One issue that has not been raised is that of unincorporated businesses. I apologise if the Financial Secretary was coming to it. I appreciate that there is provision for sole traders to make various donations and receive tax benefits as individuals. However, in the City of London there are several large law firms, for example—obviously, unincorporated businesses—that have been involved for a period of years in collective schemes that would fall within the confines of the measure. International law firms have international links through which they help in disasters. Has any thought been given to extending the provision to such businesses?
I was about to deal with unincorporated businesses. Before the hon. Gentleman spoke, I was racking my brains to think of unincorporated institutions that were big enough or in a position to make such donations. If I was doing that, I suspect that others were as well, although, obviously, I cannot know. However, the hon. Gentleman's intervention has helped concentrate my mind. I, too, can think of law firms that undoubtedly have made similar donations in the past in response to appeals from organisations such as Afro-Aid and others. The issue is worth exploring, and I shall do so. If evidence shows that there is a capacity on the part of unincorporated businesses to make such donations, we are certainly prepared to consider an extension. I shall reply to Members on the issue before Report.

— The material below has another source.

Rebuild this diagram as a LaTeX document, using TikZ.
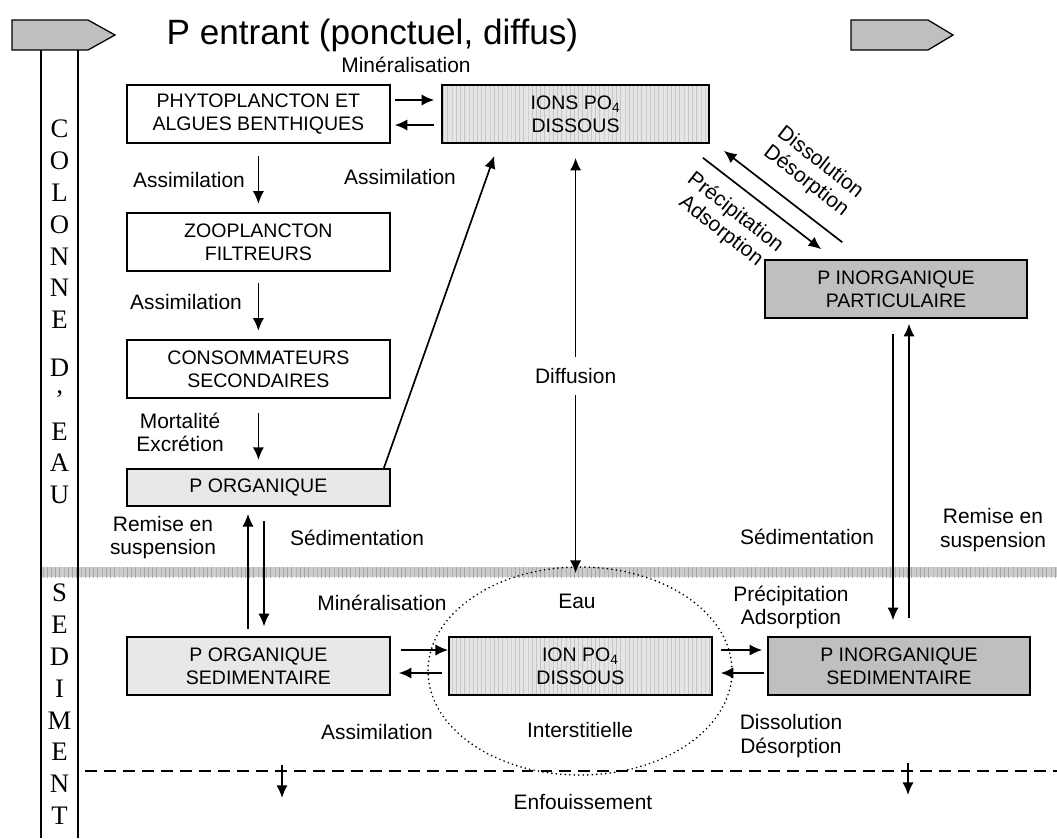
\documentclass[tikz,border=0pt]{standalone}
\usepackage{fontspec}
\setmainfont{Liberation Sans}
\newfontfamily\colfont{Liberation Serif}
\usetikzlibrary{arrows.meta,shapes.geometric,patterns}

\newcommand{\boxfont}{\fontsize{13.9}{16.4}\selectfont}
\newcommand{\lblfont}{\fontsize{14.9}{16.5}\selectfont}

\begin{document}
\begin{tikzpicture}[>={Latex[length=9pt,width=8pt]},
  arr/.style={->, line width=1.2pt},
  box/.style={draw, line width=1.1pt, align=center, font=\boxfont, inner sep=0pt, minimum width=6.58cm, minimum height=1.45cm},
  lbl/.style={align=center, font=\lblfont},
  hatch/.style={preaction={fill=gray!20}, pattern=vertical lines, pattern color=gray!45},
  lettres/.style={align=center, font=\colfont\fontsize{19}{22.6}\selectfont, inner sep=0pt, anchor=north}]

\useasboundingbox (0,0) rectangle (26.425,-20.95);

% colonne d'eau et sediment
\fill[gray!40] (1.025,-14.175) rectangle (26.425,-14.425);
\fill[pattern=vertical lines, pattern color=gray!70] (1.025,-14.175) rectangle (26.425,-14.425);
\draw[line width=1.1pt] (1.025,-1.25) -- (1.025,-20.95);
\draw[line width=1.1pt] (1.95,-1.25) -- (1.95,-20.95);
\draw[line width=0.9pt, fill=gray!50] (0.3,-0.5) -- (2.2,-0.5) -- (2.875,-0.875) -- (2.2,-1.25) -- (0.3,-1.25) -- cycle;
\draw[line width=0.9pt, fill=gray!50] (21.275,-0.5) -- (23.2,-0.5) -- (23.825,-0.875) -- (23.2,-1.25) -- (21.275,-1.25) -- cycle;
\node[lettres] (colonne) at (1.49,-3.0){C\\O\\L\\O\\N\\N\\E\\[11.5pt]D\\’\\E\\A\\U};
\node[lettres] (sediment) at (1.49,-14.6){S\\E\\D\\I\\M\\E\\N\\T};
\node[font=\fontsize{25}{29}\selectfont] (titre) at (9.31,-0.875){P entrant (ponctuel, diffus)};

\draw[dash pattern=on 8.5pt off 5pt, line width=1.6pt] (2.125,-19.275) -- (26.425,-19.275);
\node[ellipse, draw, line width=1.3pt, line cap=round, dash pattern=on 0pt off 3.2pt, minimum width=7.6cm, minimum height=5.2cm] (pore) at (14.5,-16.775){};

% compartiments
\node[box] (phyto) at (6.46,-2.85){PHYTOPLANCTON ET\\ALGUES BENTHIQUES};
\node[box] (zoo) at (6.46,-6.05){ZOOPLANCTON\\FILTREURS};
\node[box] (cons) at (6.46,-9.225){CONSOMMATEURS\\SECONDAIRES};
\node[box, fill=gray!18, minimum height=0.925cm] (porg) at (6.46,-12.19){P ORGANIQUE};
\node[box, fill=gray!18] (porgsed) at (6.46,-16.65){P ORGANIQUE\\SEDIMENTAIRE};
\node[box, hatch, minimum width=6.675cm] (ions) at (14.39,-2.85){IONS PO\textsubscript{4}\\DISSOUS};
\node[box, hatch, minimum width=6.575cm] (ionsed) at (14.51,-16.65){ION PO\textsubscript{4}\\DISSOUS};
\node[box, fill=gray!50, minimum width=6.55cm] (pinorgpart) at (22.4,-7.225){P INORGANIQUE\\PARTICULAIRE};
\node[box, fill=gray!50, minimum width=6.55cm] (pinorgsed) at (22.475,-16.65){P INORGANIQUE\\SEDIMENTAIRE};

\coordinate (remL) at (6.2,0);
\coordinate (sedL) at (6.6,0);
\coordinate (sedR) at (22.325,0);
\coordinate (remR) at (22.725,0);
\coordinate (enfL) at (7.05,-19.125);
\coordinate (enfLb) at (7.05,-19.95);
\coordinate (enfR) at (22.7,-19.075);
\coordinate (enfRb) at (22.7,-19.875);

% flux
\draw[arr, shorten <=2.8pt, shorten >=5pt] ([yshift=0.35cm]phyto.east) -- ([yshift=0.35cm]ions.west);
\draw[arr, shorten <=5pt, shorten >=2.8pt] ([yshift=-0.275cm]ions.west) -- ([yshift=-0.275cm]phyto.east);
\draw[arr, shorten <=9pt, shorten >=6pt] (phyto) -- (zoo);
\draw[arr, shorten <=8pt, shorten >=6pt] (zoo) -- (cons);
\draw[arr, shorten <=10pt, shorten >=6pt] (cons) -- (porg);
\draw[arr] ([xshift=-0.175cm]porg.north east) -- ([shift={(1.325,-0.3)}]ions.south west);
\draw[arr, <->, shorten <=10pt, shorten >=-5pt] (ions.south) -- (ions.south |- pore.north) node[lbl, fill=white, inner xsep=1pt, inner ysep=8pt, pos=0.55] (diff) {Diffusion};
\draw[arr] ([shift={(-0.175,-0.35)}]ions.south east) -- ([shift={(1.425,0.25)}]pinorgpart.north west);
\draw[arr] ([shift={(1.95,0.425)}]pinorgpart.north west) -- ([shift={(0.35,-0.175)}]ions.south east);

\draw[arr, shorten <=10.7pt, shorten >=11.4pt] (pinorgpart.south -| sedR) -- (pinorgsed.north -| sedR);
\draw[arr, shorten <=12.8pt, shorten >=3.5pt] (pinorgsed.north -| remR) -- (pinorgpart.south -| remR);
\draw[arr, shorten <=5pt, shorten >=5pt] (porgsed.north -| remL) -- (porg.south -| remL);
\draw[arr, shorten <=10pt, shorten >=7pt] (porg.south -| sedL) -- (porgsed.north -| sedL);

\draw[arr, shorten <=7pt] ([yshift=0.4cm]porgsed.east) -- ([yshift=0.4cm]ionsed.west);
\draw[arr, shorten <=4.3pt, shorten >=5.7pt] ([yshift=-0.175cm]ionsed.west) -- ([yshift=-0.175cm]porgsed.east);
\draw[arr, shorten <=5.7pt, shorten >=3.6pt] ([yshift=0.4cm]ionsed.east) -- ([yshift=0.4cm]pinorgsed.west);
\draw[arr, shorten <=2pt, shorten >=5.7pt] ([yshift=-0.175cm]pinorgsed.west) -- ([yshift=-0.175cm]ionsed.east);

\draw[arr] (enfL) -- (enfLb);
\draw[arr] (enfR) -- (enfRb);

% etiquettes
\node[lbl] (minera) at (10.15,-1.625){Minéralisation};
\node[lbl] (assimA) at (10.0,-4.425){Assimilation};
\node[lbl] (assimB) at (4.725,-4.5){Assimilation};
\node[lbl] (assimC) at (4.65,-7.55){Assimilation};
\node[lbl] (mort) at (4.5,-10.81){Mortalité\\Excrétion};
\node[lbl] (remiseL) at (4.075,-13.44){Remise en\\suspension};
\node[lbl] (sedimL) at (8.925,-13.45){Sédimentation};
\node[lbl, rotate=-38, inner sep=1pt] (dissolA) at (20.325,-4.3){Dissolution\\Désorption};
\node[lbl, rotate=-38, inner sep=1pt] (precipA) at (18.2,-5.55){Précipitation\\Adsorption};
\node[lbl] (sedimR) at (20.175,-13.425){Sédimentation};
\node[lbl] (remiseR) at (24.825,-13.25){Remise en\\suspension};
\node[lbl] (mineraB) at (9.55,-15.075){Minéralisation};
\node[lbl] (assimD) at (9.425,-18.3){Assimilation};
\node[lbl] (eau) at (14.425,-15.025){Eau};
\node[lbl] (inter) at (14.5,-18.25){Interstitielle};
\node[lbl] (precipB) at (19.775,-15.19){Précipitation\\Adsorption};
\node[lbl] (dissolB) at (19.775,-18.4){Dissolution\\Désorption};
\node[lbl] (enfouis) at (14.575,-20.05){Enfouissement};

\end{tikzpicture}
\end{document}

Another example would be new businesses constructed as limited partnerships in the venture capital world, which may be doing important work of that nature.
I am grateful for that comment. If hon. Members have practical examples of unincorporated organisations that are thinking of, or might be in a position to, make similar donations, it would be helpful if they could give them to me so that we can explore the issue to see how we might make provision for them. I hope that with that assurance the clause will be given a fair wind.
Mr. Flight: I have one final question. The Financial Secretary said that the definitions will be covered by IR guidance based on WHO guidelines. My fourth question is whether, in the event of a disaster, emergency recovery would be covered, as opposed to a broad humanitarian course. It may be intended, but clarification would be helpful.
A donation will be treated as having been made for humanitarian purposes if it is genuinely appropriate to the needs of the recipient. Therefore, if there is a genuine need of recovery in the circumstances that the hon. Gentleman's describes, it will count as humanitarian. The definition is not meant to be restrictive; it is to ensure that donations are appropriate. It is designed to achieve in an enabling way exactly what the hon. Gentleman would seek to achieve in a regulatory or restrictive way. I assure him that the Inland Revenue's approach to the definition of ''humanitarian purposes'' is and will be as I have outlined.
I thank the Financial Secretary for that reply, but I should like further clarification. In the event of a disaster, there are medical needs but also the separate issues of food, housing and other things that fall under the category of supplies. Is the right hon. Gentleman saying that the provision would be limited to medical equipment?
I am. The clause is limited to medical supplies and equipment for humanitarian purposes. It is not meant to deal with food relief, which the hon. Gentleman will appreciate is a different form of relief.
Issues about the definition of medical supplies—such as whether the preparation of instant food for young babies comes under foods or medicines—cannot be resolved here. Such borderline issues will be interpreted by the Inland Revenue, as usual.